1972 00:08:50 United StatesEnglishB&W4:3

Description

“In Left Side Right Side, Jonas explores the ambiguities caused by her attempt to identify correctly the spatial orientation of images simultaneously played back by a monitor and reflected in a mirror. This is confusing because, contrary to what one might expect, the monitor image gives back a ‘true’ reading of the space while the mirror reverses it.… Throughout the course of the tape, the image switches back and forth between the double image of monitor and mirror to the simple ‘real’ image of Jonas’s face.”

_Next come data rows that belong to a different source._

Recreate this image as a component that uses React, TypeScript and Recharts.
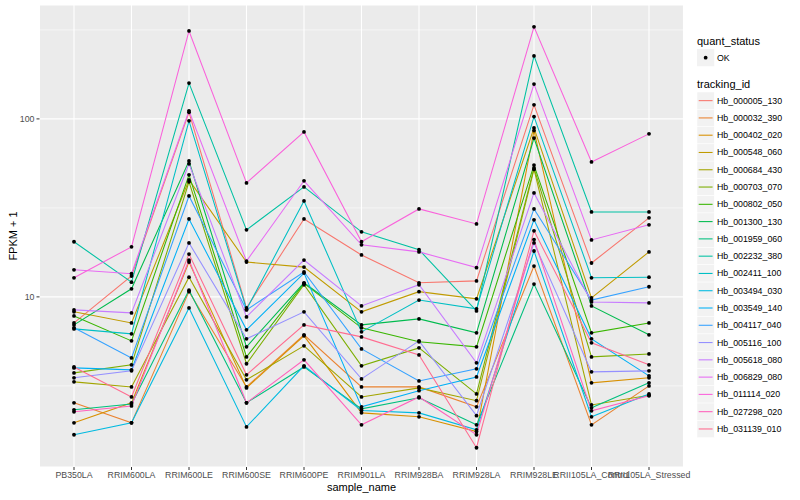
import React from 'react';
import { LineChart, Line, XAxis, YAxis, CartesianGrid } from 'recharts';

const samples = [
  'PB350LA', 'RRIM600LA', 'RRIM600LE', 'RRIM600SE', 'RRIM600PE', 'RRIM901LA',
  'RRIM928BA', 'RRIM928LA', 'RRIM928LE', 'RRII105LA_Control', 'RRII105LA_Stressed',
];

// FPKM + 1 per sample
const hb_000005_130 = [7.14, 13.1, 109, 8.67, 27.4, 17.2, 12.0, 12.3, 120, 15.5, 27.8];
const hb_000032_390 = [2.54, 1.96, 10.7, 3.12, 6.12, 3.12, 3.12, 2.41, 14.9, 1.91, 3.16];
const hb_000402_020 = [1.96, 2.54, 15.7, 3.08, 6.04, 2.23, 2.12, 1.75, 86, 3.29, 3.51];
const hb_000548_060 = [8.24, 7.14, 45.4, 15.7, 14.7, 8.24, 10.7, 9.75, 89, 9.87, 17.9];
const hb_000684_430 = [3.33, 3.12, 12.9, 3.42, 5.31, 2.74, 3.08, 2.61, 52, 2.47, 2.8];
const hb_000703_070 = [3.74, 4.15, 44.3, 4.21, 11.7, 4.1, 5.17, 2.85, 53, 4.6, 4.78];
const hb_000802_050 = [7.82, 5.66, 48.5, 4.6, 11.9, 6.7, 5.59, 5.24, 55, 6.28, 7.14];
const hb_001300_130 = [6.96, 11.1, 58, 5.24, 12.0, 6.96, 7.52, 6.28, 78, 8.9, 6.12];
const hb_001959_060 = [2.32, 2.5, 10.9, 2.54, 4.04, 2.35, 2.71, 1.91, 11.8, 2.38, 3.29];
const hb_002232_380 = [20.4, 12.1, 159, 23.8, 41.5, 23.2, 18.4, 8.34, 226, 30.0, 30.0];
const hb_002411_100 = [6.61, 6.2, 97.5, 8.5, 34.6, 6.36, 9.6, 8.57, 103, 12.8, 12.9];
const hb_003494_030 = [1.68, 1.96, 8.67, 1.86, 4.1, 2.3, 2.23, 1.79, 18.1, 2.12, 2.85];
const hb_003549_140 = [3.99, 3.89, 27.4, 6.53, 13.6, 2.41, 2.97, 3.55, 27.1, 5.81, 3.6];
const hb_004117_040 = [6.7, 4.54, 36.9, 8.45, 13.8, 5.1, 3.37, 3.94, 31.2, 9.6, 11.4];
const hb_005116_100 = [3.51, 3.84, 20.1, 5.81, 8.24, 3.46, 5.66, 2.15, 20.1, 3.79, 3.84];
const hb_005618_080 = [8.45, 8.13, 55.9, 7.72, 16.1, 8.9, 11.7, 4.26, 38.4, 9.37, 9.25];
const hb_006829_080 = [14.2, 13.5, 111, 15.9, 44.9, 19.6, 17.9, 14.6, 157, 20.9, 25.4];
const hb_011114_020 = [12.8, 19.1, 312, 43.7, 84.5, 20.4, 31.2, 25.7, 329, 57.3, 82.4];
const hb_027298_020 = [2.26, 2.44, 16.1, 2.54, 4.43, 1.91, 2.74, 1.68, 21, 2.29, 2.78];
const hb_031139_010 = [4.04, 2.74, 17.4, 3.65, 6.96, 5.96, 4.72, 1.42, 23.5, 5.52, 4.15];

const trackingIds = [
  'Hb_000005_130', 'Hb_000032_390', 'Hb_000402_020', 'Hb_000548_060', 'Hb_000684_430',
  'Hb_000703_070', 'Hb_000802_050', 'Hb_001300_130', 'Hb_001959_060', 'Hb_002232_380',
  'Hb_002411_100', 'Hb_003494_030', 'Hb_003549_140', 'Hb_004117_040', 'Hb_005116_100',
  'Hb_005618_080', 'Hb_006829_080', 'Hb_011114_020', 'Hb_027298_020', 'Hb_031139_010',
];

const seriesValues = [
  hb_000005_130, hb_000032_390, hb_000402_020, hb_000548_060, hb_000684_430,
  hb_000703_070, hb_000802_050, hb_001300_130, hb_001959_060, hb_002232_380,
  hb_002411_100, hb_003494_030, hb_003549_140, hb_004117_040, hb_005116_100,
  hb_005618_080, hb_006829_080, hb_011114_020, hb_027298_020, hb_031139_010,
];

const colors = [
  '#F8766D', '#EA8331', '#D89000', '#C09B00', '#A3A500', '#7CAE00', '#39B600', '#00BB4E',
  '#00BF7D', '#00C1A3', '#00BFC4', '#00BAE0', '#00B0F6', '#35A2FF', '#9590FF', '#C77CFF',
  '#E76BF3', '#FA62DB', '#FF62BC', '#FF6C90',
];

const yTicks = [10, 100];
const yMinor = [3.1623, 31.623, 316.23];
const yDomain = [1.107, 436.5];

const data = samples.map((s, i) => {
  const row: any = { idx: i, name: s };
  trackingIds.forEach((id, k) => { row[id] = seriesValues[k][i]; });
  return row;
});

const FONT = '"Liberation Sans", Arial, Helvetica, sans-serif';
const tickStyle = { fontSize: 8.8, fill: '#4D4D4D', fontFamily: FONT };

const minorLines = ({ offset }: any) => {
  const lo = Math.log10(yDomain[0]);
  const hi = Math.log10(yDomain[1]);
  return yMinor.map(v => offset.top + offset.height * (hi - Math.log10(v)) / (hi - lo));
};

export default function App() {
  const keyTop = 92;
  const keyH = 17.28;
  return (
    <div style={{ position: 'absolute', left: 0, top: 0, width: 800, height: 500, background: '#fff', fontFamily: FONT }}>
      <LineChart width={800} height={500} data={data} margin={{ top: 5, right: 116.5, bottom: 3, left: 0 }}>
        <CartesianGrid fill="#EBEBEB" stroke="#FFFFFF" strokeWidth={1.1} />
        <CartesianGrid vertical={false} fill="none" stroke="#FFFFFF" strokeWidth={0.55}
          horizontalCoordinatesGenerator={minorLines} />
        <XAxis dataKey="idx" type="number" domain={[-0.6, 10.6]} ticks={samples.map((_, i) => i)}
          tickFormatter={(i: number) => samples[i]} interval={0} height={30}
          axisLine={false} tickLine={{ stroke: '#333333' }} tickSize={3} tickMargin={2} tick={tickStyle} />
        <YAxis type="number" scale="log" domain={yDomain} allowDataOverflow ticks={yTicks} width={39.5}
          axisLine={false} tickLine={{ stroke: '#333333' }} tickSize={3} tickMargin={2} tick={tickStyle} />
        {trackingIds.map((id, k) => (
          <Line key={id} dataKey={id} stroke={colors[k]} strokeWidth={1.07} dot={false}
            activeDot={false} isAnimationActive={false} />
        ))}
        {trackingIds.map(id => (
          <Line key={id + '_pt'} dataKey={id} stroke="none" legendType="none"
            dot={{ r: 1.9, fill: '#000', stroke: 'none' }} activeDot={false} isAnimationActive={false} />
        ))}
      </LineChart>
      <svg width={800} height={500} style={{ position: 'absolute', left: 0, top: 0, pointerEvents: 'none' }}>
        <text x={361.5} y={491} textAnchor="middle" fontSize={11} fill="#000" fontFamily={FONT}>sample_name</text>
        <text transform="translate(17,236) rotate(-90)" textAnchor="middle" fontSize={11} fill="#000" fontFamily={FONT}>FPKM + 1</text>
        <text x={697} y={45} fontSize={11} fill="#000" fontFamily={FONT}>quant_status</text>
        <rect x={697} y={49} width={keyH} height={keyH} fill="#F2F2F2" />
        <circle cx={697 + keyH / 2} cy={49 + keyH / 2} r={1.9} fill="#000" />
        <text x={717} y={49 + keyH / 2 + 3} fontSize={8.8} fill="#000" fontFamily={FONT}>OK</text>
        <text x={697} y={88} fontSize={11} fill="#000" fontFamily={FONT}>tracking_id</text>
        {trackingIds.map((id, k) => {
          const y = keyTop + k * keyH;
          return (
            <g key={id}>
              <rect x={697} y={y} width={keyH} height={keyH} fill="#F2F2F2" stroke="#fff" strokeWidth={0.5} />
              <line x1={698.7} x2={697 + keyH - 1.7} y1={y + keyH / 2} y2={y + keyH / 2} stroke={colors[k]} strokeWidth={1.07} />
              <text x={717} y={y + keyH / 2 + 3} fontSize={8.8} fill="#000" fontFamily={FONT}>{id}</text>
            </g>
          );
        })}
      </svg>
    </div>
  );
}
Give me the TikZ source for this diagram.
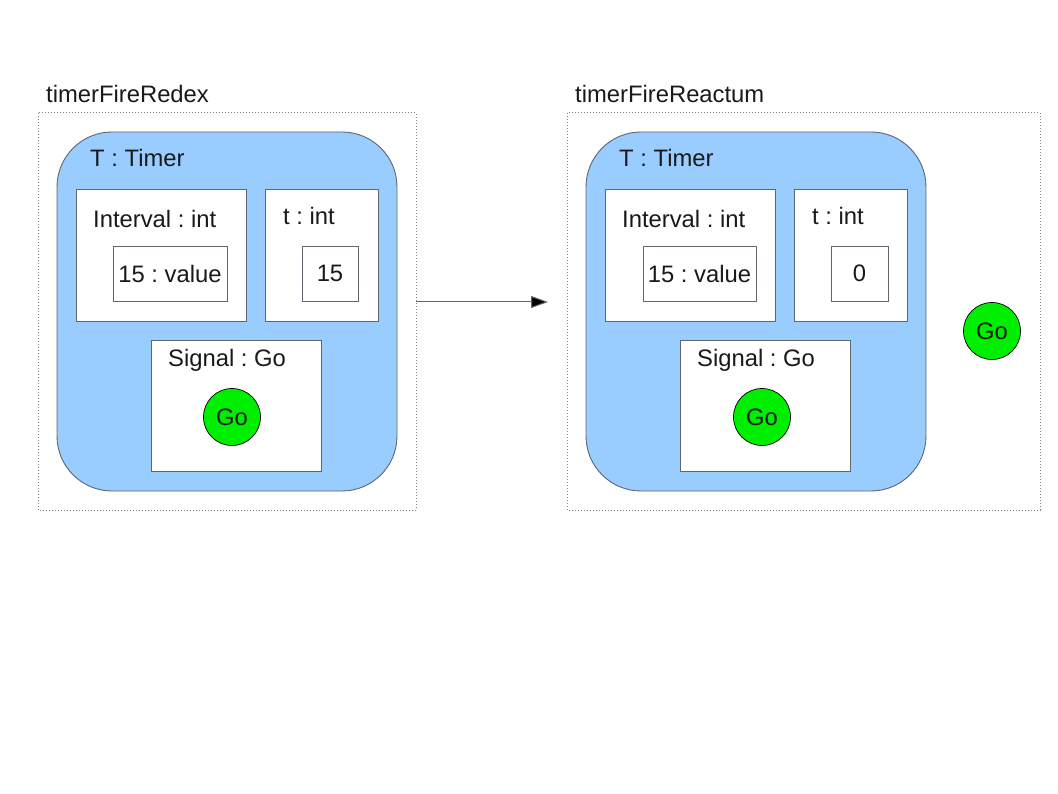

— David Ross, “Joan Jonas’s Videotapes” in Joan Jonas: Scripts and Descriptions, 1968-1982, ed. Douglas Crimp (Berkeley: University of California Press, 1983)

This title was in the original Castelli-Sonnabend video art collection.

About Joan Jonas

Joan Jonas studied sculpture and art history at Columbia University and Mount Holyoke College, and dance with Tricia Brown at the Boston Museum school. Widely known for her work in performance in the mid-'60s, Jonas first incorporated a live video camera and monitor into a 1972 performance, Organic Honey's Visual Telepathy. In the same year, she began producing single-channel tapes, among them Vertical Roll (1972), which are recognized as landmark investigations into the structural and performative nature of the medium.

Jonas's tapes draw on the essential connection between performance art and the video monitor, as time-based media especially suited to materializing the artist's psyche. Exploring the dislocation of physical space and mythical female archetypes, Jonas's work occupies an important position in the development of both early formalist and early feminist video.

"Space was always a primary concern, and in considering the space of the monitor I then dealt with the box-like structure, positioning it in relation to myself. I tried to climb into the box, attempting to turn the illusion of flatness into one of depth."